As part of a larger project initiated by the Nordic Council of Ministers set to establish the future of work in the Nordic countries, we conducted a literature review investigating the effects of digitalization and new technologies on the psychosocial work environment and employee health and well-being.
The original screening for relevant articles resulted in 6238 publications retrieved, 43 of which were included in the ﬁnal summary. Ten additional publications were identiﬁed by searching reference lists, making a total 53 studies to be included in the current review.
The introduction of new technologies at work has long been recognized as a source of worry, uncertainty, and new work environment risks. Existing skills may become redundant, and having to acquire new skills or having to adapt existing ones can present immense challenges for workers.
Outcome factors were divided into two general categories; 1) health and well-being outcomes, which included among others pain, burnout, general health, and sleep problems, and 2) work factor outcomes, which included among others job satisfaction, work – private life balance, and perceived job control.

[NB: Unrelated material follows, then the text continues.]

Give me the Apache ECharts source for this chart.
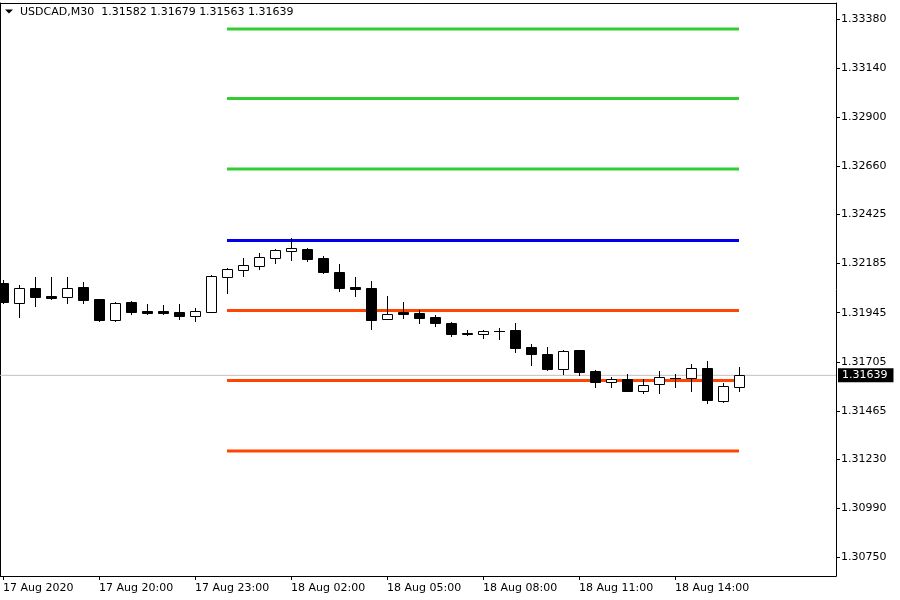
<!DOCTYPE html>
<html><head><meta charset="utf-8">
<script src="https://cdn.jsdelivr.net/npm/echarts@6/dist/echarts.min.js"></script>
<style>html,body{margin:0;padding:0;background:#fff}#c{width:900px;height:600px}</style>
</head><body><div id="c"></div>
<script>
// ---- data ----
const symbolTitle = 'USDCAD,M30';
const headerOHLC = ['1.31582', '1.31679', '1.31563', '1.31639'];
const timeLabels = ['17 Aug 2020', '17 Aug 20:00', '17 Aug 23:00', '18 Aug 02:00', '18 Aug 05:00', '18 Aug 08:00', '18 Aug 11:00', '18 Aug 14:00'];
const timeLabelBars = [0, 6, 12, 18, 24, 30, 36, 42];
const priceTicks = [1.33380, 1.33140, 1.32900, 1.32660, 1.32425, 1.32185, 1.31945, 1.31705, 1.31465, 1.31230, 1.30990, 1.30750];
const opens = [1.32092, 1.31994, 1.32066, 1.32027, 1.32020, 1.32071, 1.32012, 1.31909, 1.31997, 1.31953,
  1.31953, 1.31948, 1.31930, 1.31950, 1.32121, 1.32155, 1.32175, 1.32214, 1.32248, 1.32256,
  1.32212, 1.32144, 1.32071, 1.32066, 1.31916, 1.31948, 1.31945, 1.31924, 1.31896, 1.31847,
  1.31842, 1.31856, 1.31860, 1.31777, 1.31743, 1.31671, 1.31763, 1.31662, 1.31608, 1.31621,
  1.31564, 1.31595, 1.31628, 1.31627, 1.31675, 1.31515, 1.31582];
const closes = [1.31997, 1.32064, 1.32023, 1.32017, 1.32064, 1.32009, 1.31909, 1.31992, 1.31948, 1.31943,
  1.31943, 1.31930, 1.31953, 1.32124, 1.32159, 1.32178, 1.32217, 1.32251, 1.32261, 1.32209,
  1.32144, 1.32067, 1.32061, 1.31911, 1.31939, 1.31939, 1.31921, 1.31896, 1.31842, 1.31841,
  1.31856, 1.31855, 1.31774, 1.31745, 1.31670, 1.31759, 1.31657, 1.31608, 1.31620, 1.31564,
  1.31592, 1.31631, 1.31628, 1.31675, 1.31520, 1.31587, 1.31639];
const lows = [1.31991, 1.31925, 1.31979, 1.32013, 1.31991, 1.31994, 1.31904, 1.31904, 1.31940, 1.31941,
  1.31940, 1.31916, 1.31906, 1.31948, 1.32040, 1.32126, 1.32159, 1.32189, 1.32204, 1.32199,
  1.32140, 1.32052, 1.32028, 1.31867, 1.31914, 1.31921, 1.31896, 1.31881, 1.31833, 1.31837,
  1.31823, 1.31818, 1.31754, 1.31691, 1.31665, 1.31644, 1.31642, 1.31583, 1.31583, 1.31562,
  1.31554, 1.31554, 1.31583, 1.31564, 1.31505, 1.31510, 1.31563];
const highs = [1.32105, 1.32080, 1.32121, 1.32121, 1.32121, 1.32095, 1.32014, 1.31997, 1.32002, 1.31989,
  1.31983, 1.31988, 1.31968, 1.32131, 1.32165, 1.32212, 1.32237, 1.32256, 1.32311, 1.32261,
  1.32222, 1.32183, 1.32119, 1.32100, 1.32027, 1.31997, 1.31960, 1.31935, 1.31901, 1.31862,
  1.31862, 1.31872, 1.31896, 1.31794, 1.31779, 1.31763, 1.31765, 1.31667, 1.31631, 1.31646,
  1.31621, 1.31660, 1.31646, 1.31694, 1.31709, 1.31603, 1.31679];
const levelValues = [1.33331, 1.32992, 1.32647, 1.32298, 1.31956, 1.31614, 1.31269];
const levelKinds = ['up', 'up', 'up', 'pivot', 'down', 'down', 'down'];
const levelFromBar = 14;
const levelToBar = 46;
const lastPrice = 1.31639;

// ---- styles ----
const FONT = 'DejaVu Sans';
const levelColors = { up: '#32CD32', pivot: '#0000EE', down: '#FF4500' };
const X_MIN = -0.1875, X_MAX = 52.0625;
const Y_MIN = 1.306585, Y_MAX = 1.334582;

const candleData = opens.map((o, i) => [i, o, closes[i], lows[i], highs[i]]);

function renderCandle(params, api) {
  const i = api.value(0), o = api.value(1), c = api.value(2), l = api.value(3), h = api.value(4);
  const pO = api.coord([i, o]);
  const cx = Math.round(pO[0]) + 0.5;
  const yO = Math.round(pO[1]);
  const yC = Math.round(api.coord([i, c])[1]);
  const yH = Math.round(api.coord([i, h])[1]);
  const yL = Math.round(api.coord([i, l])[1]);
  const top = Math.min(yO, yC), bot = Math.max(yO, yC);
  const bull = c > o;
  const children = [{
    type: 'line',
    shape: { x1: cx, y1: yH, x2: cx, y2: yL + 1 },
    style: { stroke: '#000', lineWidth: 1 }
  }];
  if (bot - top < 1) {
    children.push({
      type: 'line',
      shape: { x1: cx - 5.5, y1: top + 0.5, x2: cx + 5.5, y2: top + 0.5 },
      style: { stroke: '#000', lineWidth: 1 }
    });
  } else {
    children.push({
      type: 'rect',
      shape: { x: cx - 5, y: top + 0.5, width: 10, height: bot - top },
      style: { fill: bull ? '#fff' : '#000', stroke: '#000', lineWidth: 1 }
    });
  }
  return { type: 'group', children };
}

const levelSeries = levelValues.map((v, k) => ({
  type: 'line',
  name: 'level' + k,
  data: [[levelFromBar, v], [levelToBar, v]],
  symbol: 'none',
  silent: true,
  animation: false,
  z: 3,
  lineStyle: { color: levelColors[levelKinds[k]], width: 3, cap: 'butt' }
}));

const priceLineSeries = {
  type: 'line',
  name: 'bid',
  data: [[X_MIN, lastPrice], [X_MAX, lastPrice]],
  symbol: 'none',
  silent: true,
  animation: false,
  z: 1,
  lineStyle: { color: '#C0C0C0', width: 1 },
  endLabel: {
    show: true, distance: 2,
    formatter: () => lastPrice.toFixed(5),
    backgroundColor: '#000', color: '#fff', fontFamily: FONT, fontSize: 11,
    padding: [1, 6, 1, 4], lineHeight: 12
  }
};

const chart = echarts.init(document.getElementById('c'), null, { renderer: 'canvas' });
chart.setOption({
  animation: false,
  backgroundColor: '#fff',
  textStyle: { fontFamily: FONT },
  grid: { left: 0, right: 64, top: 3, bottom: 24, outerBoundsMode: 'none', containLabel: false },
  xAxis: [{
    type: 'value', min: X_MIN, max: X_MAX, position: 'bottom',
    axisLine: { show: true, onZero: false, lineStyle: { color: '#000', width: 1 } },
    axisTick: { show: true, inside: false, length: 4, customValues: timeLabelBars, lineStyle: { color: '#000' } },
    axisLabel: {
      show: true, customValues: timeLabelBars, align: 'left', margin: 7,
      fontFamily: FONT, fontSize: 11, color: '#000',
      formatter: v => timeLabels[timeLabelBars.indexOf(Math.round(v))] || ''
    },
    splitLine: { show: false }
  }, {
    type: 'value', min: X_MIN, max: X_MAX, position: 'top',
    axisLine: { show: true, onZero: false, lineStyle: { color: '#000', width: 1 } },
    axisTick: { show: false }, axisLabel: { show: false }, splitLine: { show: false }
  }],
  yAxis: [{
    type: 'value', min: Y_MIN, max: Y_MAX, position: 'right', scale: true,
    axisLine: { show: true, onZero: false, lineStyle: { color: '#000', width: 1 } },
    axisTick: { show: true, inside: false, length: 4, customValues: priceTicks, lineStyle: { color: '#000' } },
    axisLabel: {
      show: true, customValues: priceTicks, margin: 5, align: 'left',
      fontFamily: FONT, fontSize: 11, color: '#000',
      formatter: v => v.toFixed(5)
    },
    splitLine: { show: false }
  }, {
    type: 'value', min: Y_MIN, max: Y_MAX, position: 'left', scale: true,
    axisLine: { show: true, onZero: false, lineStyle: { color: '#000', width: 1 } },
    axisTick: { show: false }, axisLabel: { show: false }, splitLine: { show: false }
  }],
  series: [priceLineSeries].concat(levelSeries, [{
    type: 'custom',
    name: 'candles',
    renderItem: renderCandle,
    data: candleData,
    encode: { x: 0, y: [1, 2, 3, 4] },
    clip: true,
    z: 10,
    silent: true
  }]),
  graphic: [{
    type: 'polygon', silent: true,
    shape: { points: [[5, 9.5], [13, 9.5], [9, 13.5]] },
    style: { fill: '#000' }
  }, {
    type: 'text', silent: true, left: 20, top: 7,
    style: {
      text: symbolTitle + '  ' + headerOHLC.join(' '),
      font: '11px "DejaVu Sans"', fill: '#000'
    }
  }]
});
</script>
</body></html>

The included studies identified an emphasis on some topics and aspects of the current research out there, namely, 1) Introduction to new technologies, 2) “ICT demands”, 3) Technostress, 4) ”Workplace telepressure”, availability demands, and work-private life interference, 5) Attitudes towards technology, and 6) Interpersonal stressors. The individual topics and findings from studies exploring these topics will be discussed in detail.
As a brief conclusion, however, we can see that in many instances, it seems that new work technologies are accompanied by problems balancing work with private life, lack of restitution due to extended availability requirements or -norms, quantitative as well as qualitative work overload, and a range of other potential challenges to employee well-being.
However, there were also a number of studies that reported no signiﬁcant adverse health eﬀects, or that contributed to a more nuanced view by specifying conditions under which potentially adverse health eﬀects of new technologies could be avoided. And while the theoretical interests of most studies seemed to pertain mainly to potential adverse eﬀects, some studies identiﬁed ways in which new technologies could beneﬁt employees, for instance by providing freedom (or control) and ﬂexibility, or by altering job tasks in ways that increased job motivation, satisfaction, and performance.